According Sydney law firm Kemp Strang partner Nick Simpson, who advises on property and commercial matters, the city’s evening entertainment has shifted to a café-style society thanks to a more streamlined liquor licence application process.

“The small bar is fundamentally shifting the entertainment culture of the city centre,” Simpson says. “They have added variety and colour and are attracting people back to the city at night as well as retaining city workers after hours.”

Simpson says there will be casualties due to the changing landscape, with large-scale operators being forced to rethink their strategies.

“The result is a lot of the large-scale operators are downsizing or opening their own small bars,” he says.

Smaller spirits makers, however, still have some stiff competition from their larger counterparts, and to this end, boutique Australian-based distillers The West Winds Gin, Tequila Tromba and 666 Vodka have teamed up to co-promote each other’s brands.

While Tequila Tromba imports its product from Mexico, which is where genuine tequila must be made, the other two brands are made locally.

The three brand owners have pooled resources to create a local distribution company known as Local Craft Spirits, and their collective aim to enlist bartenders as their brand ambassadors, to get drinkers to think more about what they drink and where their drinks come from, and to tap into interest in locally made products.

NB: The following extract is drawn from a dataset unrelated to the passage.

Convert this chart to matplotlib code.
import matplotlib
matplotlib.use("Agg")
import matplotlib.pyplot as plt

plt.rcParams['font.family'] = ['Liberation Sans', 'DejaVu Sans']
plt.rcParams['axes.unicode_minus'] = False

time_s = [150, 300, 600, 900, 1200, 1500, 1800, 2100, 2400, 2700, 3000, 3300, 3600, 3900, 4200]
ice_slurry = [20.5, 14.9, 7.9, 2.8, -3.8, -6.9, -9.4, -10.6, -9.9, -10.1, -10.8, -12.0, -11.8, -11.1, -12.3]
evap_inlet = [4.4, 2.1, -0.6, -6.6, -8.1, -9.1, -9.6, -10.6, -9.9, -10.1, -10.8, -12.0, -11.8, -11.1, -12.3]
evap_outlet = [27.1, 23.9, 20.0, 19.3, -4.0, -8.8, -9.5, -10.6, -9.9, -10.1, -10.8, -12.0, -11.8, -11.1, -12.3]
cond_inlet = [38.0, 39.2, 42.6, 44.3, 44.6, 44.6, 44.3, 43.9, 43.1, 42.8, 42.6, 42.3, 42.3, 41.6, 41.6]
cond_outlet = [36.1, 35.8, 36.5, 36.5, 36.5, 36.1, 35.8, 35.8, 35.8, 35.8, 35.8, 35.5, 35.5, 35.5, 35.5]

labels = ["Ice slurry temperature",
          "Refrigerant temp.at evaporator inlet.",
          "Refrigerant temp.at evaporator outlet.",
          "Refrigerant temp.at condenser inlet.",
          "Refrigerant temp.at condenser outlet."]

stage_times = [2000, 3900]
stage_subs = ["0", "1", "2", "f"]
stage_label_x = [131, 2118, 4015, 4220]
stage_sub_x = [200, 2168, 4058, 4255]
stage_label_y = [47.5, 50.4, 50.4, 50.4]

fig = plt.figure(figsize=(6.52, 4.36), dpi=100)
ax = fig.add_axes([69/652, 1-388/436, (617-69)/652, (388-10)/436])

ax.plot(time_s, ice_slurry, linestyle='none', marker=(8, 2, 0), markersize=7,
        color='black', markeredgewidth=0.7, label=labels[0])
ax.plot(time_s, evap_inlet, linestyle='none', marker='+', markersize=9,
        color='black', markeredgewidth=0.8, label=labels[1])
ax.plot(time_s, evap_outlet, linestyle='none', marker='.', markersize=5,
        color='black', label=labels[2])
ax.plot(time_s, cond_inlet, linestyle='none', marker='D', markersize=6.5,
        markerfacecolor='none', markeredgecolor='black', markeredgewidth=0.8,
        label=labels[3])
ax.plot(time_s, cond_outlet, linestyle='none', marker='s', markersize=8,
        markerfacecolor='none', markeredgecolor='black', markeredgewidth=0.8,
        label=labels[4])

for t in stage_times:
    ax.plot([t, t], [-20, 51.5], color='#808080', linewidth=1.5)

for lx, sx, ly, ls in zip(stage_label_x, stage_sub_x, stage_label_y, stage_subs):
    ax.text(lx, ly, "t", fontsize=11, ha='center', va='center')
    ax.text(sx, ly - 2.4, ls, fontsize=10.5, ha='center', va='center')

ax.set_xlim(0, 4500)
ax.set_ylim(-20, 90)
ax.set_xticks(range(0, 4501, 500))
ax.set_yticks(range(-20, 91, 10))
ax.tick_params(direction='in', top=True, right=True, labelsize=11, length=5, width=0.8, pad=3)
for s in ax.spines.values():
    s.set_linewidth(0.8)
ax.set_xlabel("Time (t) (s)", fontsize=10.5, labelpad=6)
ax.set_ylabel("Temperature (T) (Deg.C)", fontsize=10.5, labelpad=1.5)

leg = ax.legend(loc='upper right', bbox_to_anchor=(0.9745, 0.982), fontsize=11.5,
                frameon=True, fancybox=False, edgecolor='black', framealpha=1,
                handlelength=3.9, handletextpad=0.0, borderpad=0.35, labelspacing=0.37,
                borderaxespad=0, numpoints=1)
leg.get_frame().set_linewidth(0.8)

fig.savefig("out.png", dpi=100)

Nigel Weisbaum, Local Craft Spirits’ national sales manager, says first Australia saw the craft beer market explode and now the craft spirits market is following suit.

“People are starting to drink less but when they do drink, they choose more premium products,” he says. “Australia makes and exports fine wine all over the world, now the world is starting to see that Australia can make fine spirits as well.”

One of these is Tasmania’s Lark Distillery which won the title of Best Australian Distiller at the inaugural Australian Distilled Spirits & Liqueurs competition recently.

Twenty-eight exhibitors from across Australia entered more than 90 products at the competition, which was part of the Royal Melbourne Fine Food Awards (RMFFA).

Lark Distillery also took home the Champion Whisky Trophy for its Lark Tasmanian Single Malt Whisky – Small Cask Strength, Whisky Aged, Sherry Cask, Cask No 412.

Royal Agricultural Society of Victoria (RASV) CEO Mark O’Sullivan said the introduction of an Australian distilled spirits and liqueurs category to the RMFFA was a huge success, thanks to the overwhelming number of entries received in its inaugural year.

“The RASV is proud to give distillers the opportunity to benchmark their products against national competitors in the first competition of its kind for Australian-based spirit and liqueur producers,” O’Sullivan says.

“The Royal Melbourne Fine Food Awards is designed to promote and celebrate excellence and we are delighted to have successfully introduced this program to the distilling industry.”